Today, MamaWriters is happy to welcome New York Times bestselling author Madeline Hunter to join us. Madeline is the author of over twenty books, a RITA award winner and the mother of two sons. Welcome, Madeline!
Madeline Hunter: A Writer’s Journey, Two Hours at a Time
Every time I visit this blog, your tag line makes me smile. “Writing two hours a day” is how I started. There are weeks when it is still how I write.
My story will sound familiar to many of you. I began my first novel when my first son was an infant. I wrote during his naps. I would put him in his crib, and wait for him to settle down. Then I would rush to my typewriter (yes, it was a while ago). I already knew what I was going to write because I had worked out the next turn in the plot while he was awake. It was very productive to write that way, with my time in the chair spent on actual writing, not figuring out what to write.
I had a goal of sorts then, but it wasn’t about getting published. I just wanted to finish. I also wanted to learn how to compose at that typewriter, instead of writing longhand first. There were these new, cool machines called computers, see. I wanted one BAD. I realized they were revolutionary, but not if I wrote longhand first. I needed to compose at the keyboard to make the purchase worth it. So that was one thing I was doing during those two hours-making that transition. As soon as I finished the first manuscript doing that, I bought my first computer. (This was not all that long ago, actually. Technology has moved even faster than we realize most of the time.)
After writing the first manuscript, I wrote a second one.— And then number one son stopped taking those naps. Trust me, I held him off as long as possible. Other mothers spoke with a peculiar pride about how their kids wouldn’t nap at age two, as if it meant they were geniuses or something. My son napped as long as I could get him to.
Life happened and I stopped writing for some years. I am sharing that because I think it is important to, especially with mothers. Sometimes the two hours are not there. Sometimes we have to take jobs that leave us too tired to write. I think it is important to accept that this can happen, and that it does not mean we are slackers or not committed.

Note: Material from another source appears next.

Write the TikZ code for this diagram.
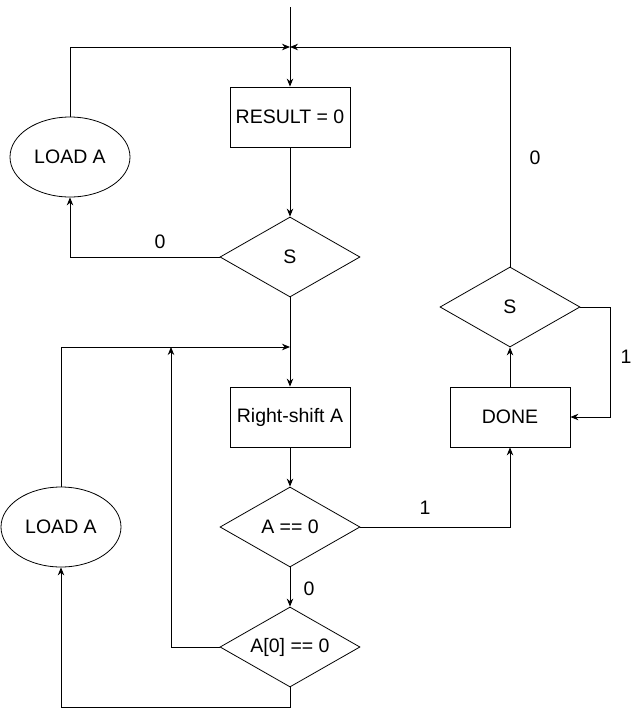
\documentclass[tikz,border=0pt]{standalone}
\usepackage{fontspec}
\setmainfont{Liberation Sans}
\usetikzlibrary{shapes.geometric,arrows.meta}

\tikzset{
  box/.style={draw, line width=0.8pt, minimum width=120pt, minimum height=60pt, inner sep=0pt},
  test/.style={draw, diamond, aspect=1.75, line width=0.8pt, minimum width=140pt, minimum height=80pt, inner sep=0pt},
  load/.style={draw, ellipse, line width=0.8pt, minimum width=120pt, minimum height=80pt, inner sep=0pt},
  flow/.style={line width=0.9pt, -{Stealth[length=8pt,width=6.5pt]}},
  lbl/.style={inner sep=0pt}
}

\begin{document}
\begin{tikzpicture}[x=1pt,y=-1pt,font=\fontsize{19.5}{23}\selectfont]
\useasboundingbox (0,0) rectangle (643,716);

% Helper points
\coordinate (start) at (290,7);
\coordinate (join1) at (290,47);
\coordinate (join2) at (290,347);
\coordinate (join3) at (171,347);
\coordinate (turn) at (610,307);
\coordinate (low) at (290,707);

% Upper part
\node[box] (result) at (290,117) {RESULT = 0};
\node[test] (s1) at (290,257) {S};
\node[load] (load1) at (70,157) {LOAD A};

% Lower part
\node[box] (shift) at (290,417) {Right-shift A};
\node[test] (zero) at (290,527) {A == 0};
\node[test] (bit) at (290,647) {A[0] == 0};
\node[load] (load2) at (61,527) {LOAD A};

% Right part
\node[box] (done) at (510,417) {DONE};
\node[test] (s2) at (510,307) {S};

% Connectors
\draw[flow] (start) -- (result);
\draw[flow] (load1.north) |- (join1);
\draw[flow] (s2.north) |- (join1);
\draw[flow] (result) -- (s1);
\draw[flow] (s1.west) -| (load1.south);
\draw[flow] (s1) -- (shift);
\draw[flow] (load2.north) |- (join2);
\draw[flow] (bit.west) -| (join3);
\draw[flow] (shift) -- (zero);
\draw[flow] (zero) -- (bit);
\draw[flow] (zero.east) -| (done.south);
\draw[flow] (done) -- (s2);
\draw[flow] (s2.east) -- (turn) |- (done.east);
\draw[flow] (bit.south) -- (low) -| (load2.south);

% Branch labels
\node[lbl] (l1) at (160,242) {0};
\node[lbl] (l2) at (535,158) {0};
\node[lbl] (l3) at (425,508) {1};
\node[lbl] (l4) at (626,357) {1};
\node[lbl] (l5) at (309,589) {0};

\end{tikzpicture}
\end{document}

So there was a hiatus in my writing. When I returned to it, I still only had two hours a day, but now because I had a job as well as children. This time I was determined, though. This time my goal was publication, not only seeing if I could do it. I gave myself deadlines (8 months for a manuscript) according to what I had figured out most romance authors got in their contracts then. I sent my work to agents. I kept writing, producing story after story. By the time I got “the call,” I had six completed manuscripts and three long partials.
When I began trying to sell my work, the hardest moment came with the first rejection. I think it is important to admit that too. I will often read some authors speak of rejection as something you just have to expect, like it is no big deal. Maybe they are just tougher than I ever was. I didn’t expect it, and it was hard. Really hard. Even after a lot of them, when I knew the odds were I would get another one, it was depressing. So I am not going to pooh-pooh that part of it and scold to get a thick skin. No skin is ever thick enough that disappointment does not penetrate it.

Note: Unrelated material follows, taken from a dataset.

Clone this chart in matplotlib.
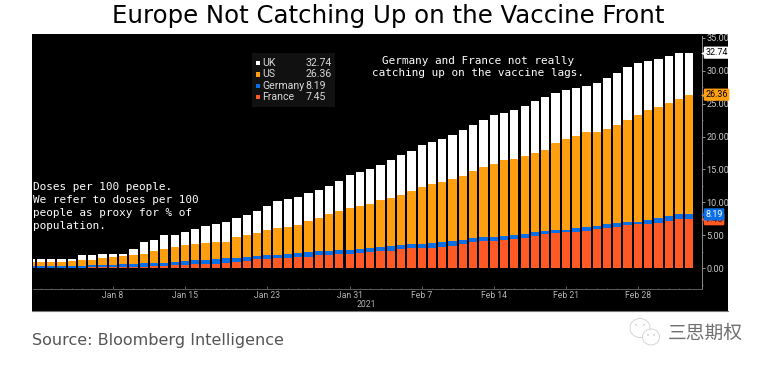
import matplotlib
matplotlib.use("Agg")
from matplotlib import pyplot as plt
from matplotlib.patches import Ellipse, Rectangle
from matplotlib.ticker import FixedLocator, MultipleLocator
import matplotlib.dates as mdates
import pandas as pd

W, H = 767, 365

# daily values, first bar is cut by the panel edge
dates = pd.date_range("2020-12-31", periods=65)
uk = [1.42, 1.42, 1.42, 1.42, 1.42, 1.97, 1.97, 2.2, 2.2, 2.2, 3.0, 3.95, 4.25, 5.0, 5.0, 5.45,
      5.95, 6.43, 6.73, 7.03, 7.6, 8.15, 8.7, 9.4, 10.17, 10.5, 10.9, 11.4, 11.85, 12.5, 13.2,
      14.1, 14.6, 15.15, 15.75, 16.45, 17.15, 17.85, 18.67, 19.1, 19.65, 20.25, 20.95, 21.7,
      22.5, 23.3, 23.65, 24.1, 24.65, 25.35, 26.05, 26.65, 27.1, 27.35, 27.7, 28.2, 28.95,
      29.7, 30.5, 31.1, 31.45, 31.8, 32.2, 32.74, 32.74]
us = [0.95, 0.96, 1.0, 1.0, 1.06, 1.2, 1.3, 1.5, 1.7, 1.8, 2.0, 2.2, 2.6, 2.95, 3.2, 3.5,
      3.75, 3.85, 4.0, 4.0, 4.75, 5.05, 5.4, 5.85, 6.1, 6.3, 6.6, 7.2, 7.7, 8.2, 8.7,
      9.1, 9.45, 9.8, 10.3, 10.7, 11.15, 11.8, 12.35, 12.8, 13.15, 13.55, 14.0, 14.7,
      15.35, 15.9, 16.45, 16.65, 17.1, 17.45, 17.95, 19.05, 19.6, 20.1, 20.7, 20.75, 21.2,
      21.7, 22.5, 23.3, 24.0, 24.55, 25.1, 25.7, 26.36]
germany = [0.4, 0.4, 0.3, 0.35, 0.4, 0.4, 0.45, 0.55, 0.55, 0.65, 0.65, 0.75, 0.8, 0.85, 0.95, 1.15,
           1.25, 1.27, 1.4, 1.5, 1.55, 1.65, 1.85, 1.95, 1.95, 2.15, 2.3, 2.4, 2.55, 2.65, 2.8,
           2.8, 2.95, 3.1, 3.25, 3.4, 3.55, 3.75, 3.75, 3.9, 4.0, 4.15, 4.35, 4.55,
           4.7, 4.7, 4.95, 5.1, 5.25, 5.45, 5.65, 5.85, 5.85, 6.1, 6.25, 6.45, 6.7,
           6.85, 7.05, 7.05, 7.4, 7.65, 7.95, 8.19, 8.19]
france = [0.1, 0.1, 0.1, 0.1, 0.1, 0.1, 0.15, 0.15, 0.15, 0.2, 0.2, 0.25, 0.3, 0.4, 0.45, 0.55,
          0.6, 0.6, 0.7, 0.8, 1.0, 1.15, 1.4, 1.4, 1.55, 1.6, 1.75, 1.75, 2.0, 2.0, 2.2,
          2.2, 2.3, 2.4, 2.55, 2.7, 2.9, 3.1, 3.15, 3.15, 3.3, 3.45, 3.7, 3.95,
          4.15, 4.2, 4.3, 4.4, 4.65, 4.9, 5.2, 5.4, 5.5, 5.5, 5.7, 5.9, 6.1,
          6.3, 6.6, 6.75, 6.75, 6.95, 7.2, 7.45, 7.45]

names = ["UK", "US", "Germany", "France"]
latest = [32.74, 26.36, 8.19, 7.45]
colors = ["#ffffff", "#ff9f10", "#0a6ee6", "#ff5a26"]
tag_text = ["black", "black", "white", "#3a1000"]

y_ticks = [0, 5, 10, 15, 20, 25, 30, 35]
x_tick_days = ["2021-01-08", "2021-01-15", "2021-01-23", "2021-01-31",
               "2021-02-07", "2021-02-14", "2021-02-21", "2021-02-28"]
x_tick_labels = ["Jan 8", "Jan 15", "Jan 23", "Jan 31", "Feb 7", "Feb 14", "Feb 21", "Feb 28"]

fig = plt.figure(figsize=(W / 100, H / 100), dpi=100, facecolor="white")

# page layer in pixel coordinates
page = fig.add_axes([0, 0, 1, 1])
page.set_xlim(0, W)
page.set_ylim(H, 0)
page.axis("off")
panel = Rectangle((32, 34), 696, 277, facecolor="black", edgecolor="none")
page.add_patch(panel)
page.plot([32, 728], [311, 311], color="#777777", lw=0.8)

page.text(388.5, 16, "Europe Not Catching Up on the Vaccine Front", ha="center", va="center",
          fontsize=17.6, color="black")
page.text(32, 341, "Source: Bloomberg Intelligence", ha="left", va="center",
          fontsize=11.55, color="#555555")

# notes on the chart
mono = dict(family="DejaVu Sans Mono", fontsize=7.9, color="white", va="center")
page.text(478, 60.7, "Germany and France not really", ha="center", **mono)
page.text(478, 73.3, "catching up on the vaccine lags.", ha="center", **mono)
note = ["Doses per 100 people.", "We refer to doses per 100", "people as proxy for % of", "population."]
for line, ypos in zip(note, [187.3, 200.4, 213.3, 226.2]):
    page.text(33, ypos, line, ha="left", **mono)

# legend box
page.add_patch(Rectangle((251.7, 52.7), 83.3, 54.6, facecolor="#111111", edgecolor="none"))
for name, val, col, ypos in zip(names, latest, colors, [63, 74.3, 85.7, 97]):
    page.add_patch(Rectangle((256, ypos - 2.2), 4.4, 4.4, facecolor=col, edgecolor="none"))
    page.text(262.5, ypos, name, family="Roboto", fontsize=7.6, color="#d8d8d8", ha="left", va="center")
    page.text(305.5, ypos, f"{val:.2f}", family="Roboto", fontsize=7.6, color="#d8d8d8", ha="left", va="center")

# watermark
for cx, cy, w, h in [(640, 328, 20, 19), (651, 337, 17, 16)]:
    page.add_patch(Ellipse((cx, cy), w, h, facecolor="white", edgecolor="#cfcfcf", lw=0.6))
for cx, cy in [(636, 325), (644, 325), (648, 335), (654, 335)]:
    page.add_patch(Ellipse((cx, cy), 1.6, 1.6, facecolor="#bdbdbd", edgecolor="none"))
page.text(668, 333, "三思期权", family=["Noto Sans CJK SC", "DejaVu Sans"], fontsize=13.5,
          color="#707070", ha="left", va="center")

# chart
left, right, top, bottom = 33, 701.7, 36, 289.3
ax = fig.add_axes([left / W, 1 - bottom / H, (right - left) / W, (bottom - top) / H])
ax.patch.set_visible(False)
xs = mdates.date2num(dates)
for vals, col in zip([uk, us, germany, france], colors):
    ax.bar(xs, vals, width=0.8, color=col, linewidth=0)

ax.set_xlim(xs[1] - 0.758, xs[1] + 64.2)
ax.set_ylim(-3.19, 35.27)

for side in ["left", "top"]:
    ax.spines[side].set_visible(False)
ax.spines["right"].set_color("#8a8a8a")
ax.spines["right"].set_linewidth(0.7)
ax.spines["bottom"].set_color("#5e5e5e")
ax.spines["bottom"].set_linewidth(0.7)

ax.yaxis.tick_right()
ax.set_yticks(y_ticks)
ax.set_yticklabels([f"{v:.2f}" for v in y_ticks], family="Roboto", fontsize=6.6, color="#c8c8c8")
ax.yaxis.set_minor_locator(MultipleLocator(2.5))
ax.tick_params(axis="y", which="major", length=2, width=0.6, color="#aaaaaa", pad=1.5)
ax.tick_params(axis="y", which="minor", length=1, width=0.5, color="#888888")
for lbl in ax.get_yticklabels():
    lbl.set_clip_box(panel.get_window_extent(fig.canvas.get_renderer()))
    lbl.set_clip_on(True)

ax.set_xticks(mdates.date2num(pd.to_datetime(x_tick_days)))
ax.set_xticklabels(x_tick_labels, family="Roboto", fontsize=6.2, color="#b4b4b4")
ax.xaxis.set_minor_locator(FixedLocator(xs))
ax.tick_params(axis="x", which="major", length=2, width=0.5, color="#888888", direction="in", pad=1.2)
ax.tick_params(axis="x", which="minor", length=1, width=0.4, color="#777777", direction="in")
page.text(366, 304.5, "2021", family="Roboto", fontsize=6.2, color="#b4b4b4", ha="center", va="center")

# value tags on the right axis, France first so Germany sits over it
trans = ax.get_yaxis_transform()
for i in [0, 1, 3, 2]:
    ax.text(1.0055, latest[i], f"{latest[i]:.2f}", transform=trans, family="Roboto", fontsize=6.4,
            color=tag_text[i], ha="left", va="center", clip_on=False, zorder=5,
            bbox=dict(boxstyle="round,pad=0.18,rounding_size=0.15", facecolor=colors[i], edgecolor="none"))
    ax.plot([1.002], [latest[i]], marker="<", ms=3.5, color=colors[i], mew=0, transform=trans,
            clip_on=False, zorder=5)

fig.savefig("out.png", dpi=100, facecolor="white")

The secret is this—it is a well-known secret and yet I think many people don’t believe it—-the writers who succeed in this business are the ones who, no matter how depressed rejections make them, go back to their computers or typewriters or pad and pencils, and go forward anyway. Tenacity counts far more than talent. It really does.
Did I always believe that I would get published? Sort of. It was more a case of refusing to allow myself to believe I would not. I knew in my heart it might not happen, though. I ignored the little flutter that said that, but I knew the truth. In the end I did get published, in ways I had never dreamed.
But what if I hadn’t? Would that have made me a failure? Would I have been wasting my time during all of those two hour sessions?
Not at all. My writing represented so much achievement and growth in and of itself, and I took pride in that. That very first paragraph that I typed while a baby slept in the next room was a daring step in self-affirmation, and I knew it. I claimed something of myself, and for myself, with that paragraph, and first chapter, and first manuscript. I let my imagination be free again, and I forged an identity that no one else had to validate for it to be mine.
We are able to find each other on the web—the mothers and women writing two hours a day. We can take comfort in not being alone and joy in having a community. Sometimes, though, I think that when we see the number of us doing this, we discount how special it is. We lose sight of how incredible these achievements are. Being a writer is not easy. Writing is not something that just anyone can do, or will have the discipline to do. Especially when they only have two hours a day.